Rancho Carbonera was a 2,225-acre (9.00 km2) Mexican land grant in present-day Santa Cruz County, California given in 1838 by Governor Juan B. Alvarado to William Buckle (Bocle). The grant was north of present-day Santa Cruz between the San Lorenzo River and Branciforte Creek. The southern section of Henry Cowell Redwoods State Park is within the Rancho.
The Englishman William Buckle (1803–1859), captain of the whaler "Daniel" in Hawaii, came to California in 1823. He moved with his brother, Samuel Buckle (1795–1872), to Branciforte. He married Maria Antonia Castro. He was naturalized as Jose Guillermo Bocle, but had many aliases - Bocle, Boc, Bocle, Bucle, Thompson, and Mead were a few names he used. William Bocle claimed one-half square league Rancho Carbonero in 1838 and built a sawmill there. William and his brother, Samuel, changed their names to Thompson. He was one of the foreigners arrested in the 1840 Graham affair.

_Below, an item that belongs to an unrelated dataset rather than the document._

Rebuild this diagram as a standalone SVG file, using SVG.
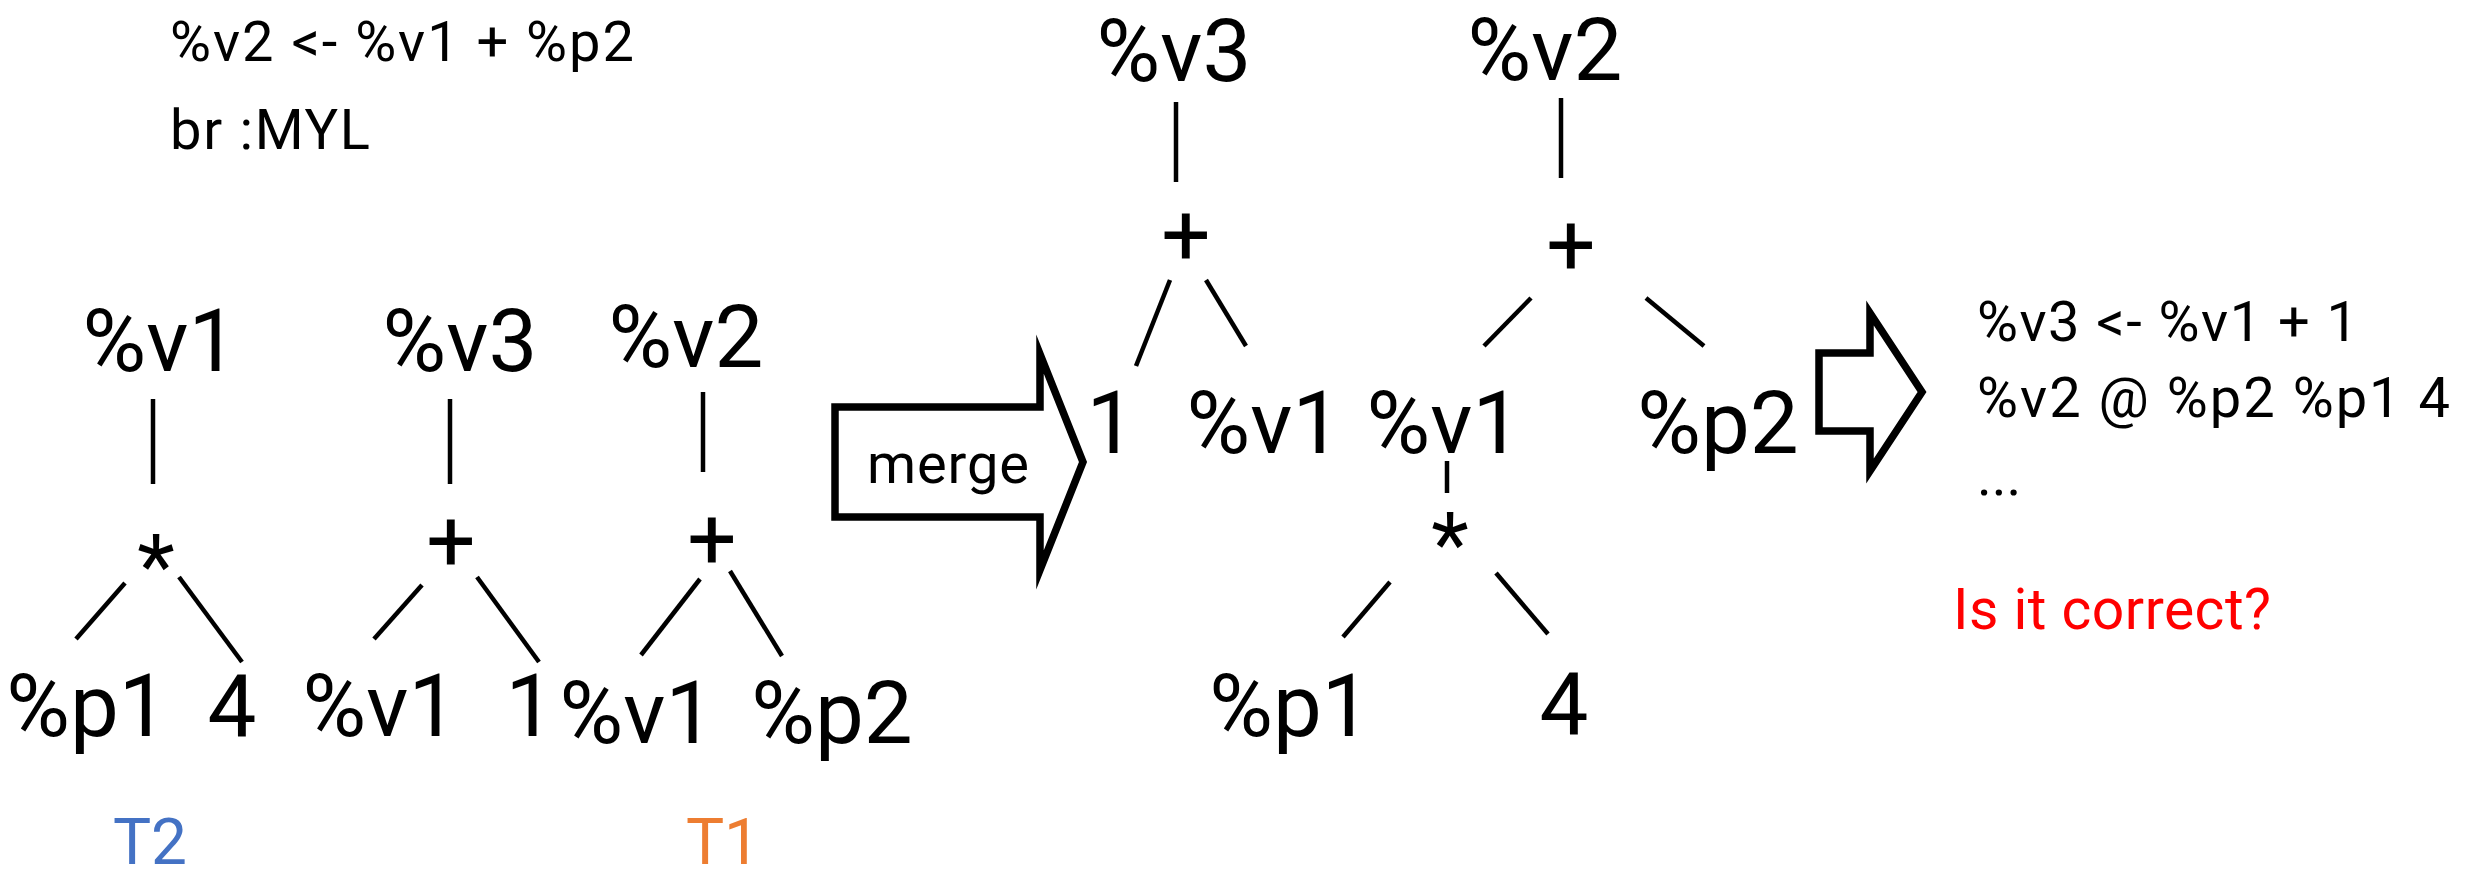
<svg xmlns="http://www.w3.org/2000/svg" width="2475" height="882" viewBox="0 0 2475 882">
<style>
  .big { font-family: Roboto, "Liberation Sans", sans-serif; font-size: 87px; fill: #000; text-anchor: middle; }
  .small { font-family: Roboto, "Liberation Sans", sans-serif; font-size: 56px; fill: #000; }
  .warn { font-family: Roboto, "Liberation Sans", sans-serif; font-size: 57px; fill: #FF0000; }
  .lbl { font-family: Roboto, "Liberation Sans", sans-serif; font-size: 64px; text-anchor: middle; }
  .t2 { fill: #4472C4; }
  .t1 { fill: #ED7D31; }
  .edge { stroke: #000; stroke-width: 4.5; fill: none; }
  .blk { stroke: #000; stroke-width: 7.5; fill: #fff; stroke-linejoin: miter; stroke-miterlimit: 10; }
</style>
<rect width="2475" height="882" fill="#fff"/>

<g id="code-top">
  <text class="small" x="170" y="61" textLength="464" lengthAdjust="spacing">%v2 &lt;- %v1 + %p2</text>
  <text class="small" x="170" y="149" textLength="200" lengthAdjust="spacing">br :MYL</text>
</g>

<g id="connectors">
  <!-- T2 tree -->
  <line class="edge" x1="153" y1="399" x2="153" y2="484"/>
  <line class="edge" x1="125" y1="583" x2="76" y2="639"/>
  <line class="edge" x1="179" y1="577" x2="242" y2="662"/>
  <!-- v3 tree -->
  <line class="edge" x1="450" y1="399" x2="450" y2="484"/>
  <line class="edge" x1="422" y1="585" x2="374" y2="639"/>
  <line class="edge" x1="477" y1="577" x2="539" y2="662"/>
  <!-- T1 tree -->
  <line class="edge" x1="703" y1="392" x2="703" y2="472"/>
  <line class="edge" x1="700" y1="579" x2="641" y2="655"/>
  <line class="edge" x1="730" y1="571" x2="782" y2="656"/>
  <!-- merged left -->
  <line class="edge" x1="1176" y1="102" x2="1176" y2="182"/>
  <line class="edge" x1="1170" y1="280" x2="1136" y2="366"/>
  <line class="edge" x1="1206" y1="280" x2="1246" y2="346"/>
  <!-- merged right -->
  <line class="edge" x1="1561" y1="98" x2="1561" y2="178"/>
  <line class="edge" x1="1531" y1="298" x2="1484" y2="346"/>
  <line class="edge" x1="1646" y1="298" x2="1704" y2="346"/>
  <line class="edge" x1="1447" y1="461" x2="1447" y2="493"/>
  <line class="edge" x1="1390" y1="582" x2="1343" y2="637"/>
  <line class="edge" x1="1496" y1="573" x2="1548" y2="634"/>
</g>

<g id="tree-T2">
  <text class="big" x="160" y="371">%v1</text>
  <text class="big" x="156" y="596">*</text>
  <text class="big" x="87" y="736">%p1</text>
  <text class="big" x="232" y="736">4</text>
</g>

<g id="tree-v3">
  <text class="big" x="460" y="371">%v3</text>
  <text class="big" x="451" y="571">+</text>
  <text class="big" x="380" y="736">%v1</text>
  <text class="big" x="530" y="736">1</text>
</g>

<g id="tree-T1">
  <text class="big" x="686" y="367">%v2</text>
  <text class="big" x="712" y="569">+</text>
  <text class="big" x="637" y="743">%v1</text>
  <text class="big" x="832" y="743">%p2</text>
</g>

<g id="label-T2">
  <text class="lbl t2" x="150" y="864">T2</text>
</g>
<g id="label-T1">
  <text class="lbl t1" x="723" y="864">T1</text>
</g>

<g id="merge-arrow">
  <polygon class="blk" points="835,407 1040,407 1040,354 1083,462 1040,570 1040,517 835,517"/>
  <text class="small" x="867" y="483" textLength="162" lengthAdjust="spacing">merge</text>
</g>

<g id="merged-v3">
  <text class="big" x="1174" y="81">%v3</text>
  <text class="big" x="1186" y="265">+</text>
  <text class="big" x="1111" y="453">1</text>
  <text class="big" x="1264" y="453">%v1</text>
</g>

<g id="merged-v2">
  <text class="big" x="1545" y="80">%v2</text>
  <text class="big" x="1571" y="275">+</text>
  <text class="big" x="1444" y="453">%v1</text>
  <text class="big" x="1718" y="453">%p2</text>
  <text class="big" x="1450" y="574">*</text>
  <text class="big" x="1290" y="736">%p1</text>
  <text class="big" x="1564" y="734">4</text>
</g>

<g id="result-arrow">
  <polygon class="blk" points="1819,353 1870,353 1870,313 1922,392 1870,471 1870,431 1819,431"/>
</g>

<g id="code-result">
  <text class="small" x="1977" y="341" textLength="381" lengthAdjust="spacing">%v3 &lt;- %v1 + 1</text>
  <text class="small" x="1977" y="417" textLength="473" lengthAdjust="spacing">%v2 @ %p2 %p1 4</text>
  <text class="small" x="1977" y="495">...</text>
  <text class="warn" x="1953" y="629" textLength="318" lengthAdjust="spacing">Is it correct?</text>
</g>
</svg>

With the cession of California to the United States following the Mexican-American War, the 1848 Treaty of Guadalupe Hidalgo provided that the land grants would be honored. As required by the Land Act of 1851, a claim for Rancho Carbonera was filed with the Public Land Commission in 1852, and the grant was patented to William Buckle in 1873.
A boundary conflict between Rancho Carbonera and the adjoining Rancho Cañada del Rincon en el Rio San Lorenzo went to the US Supreme Court in 1894.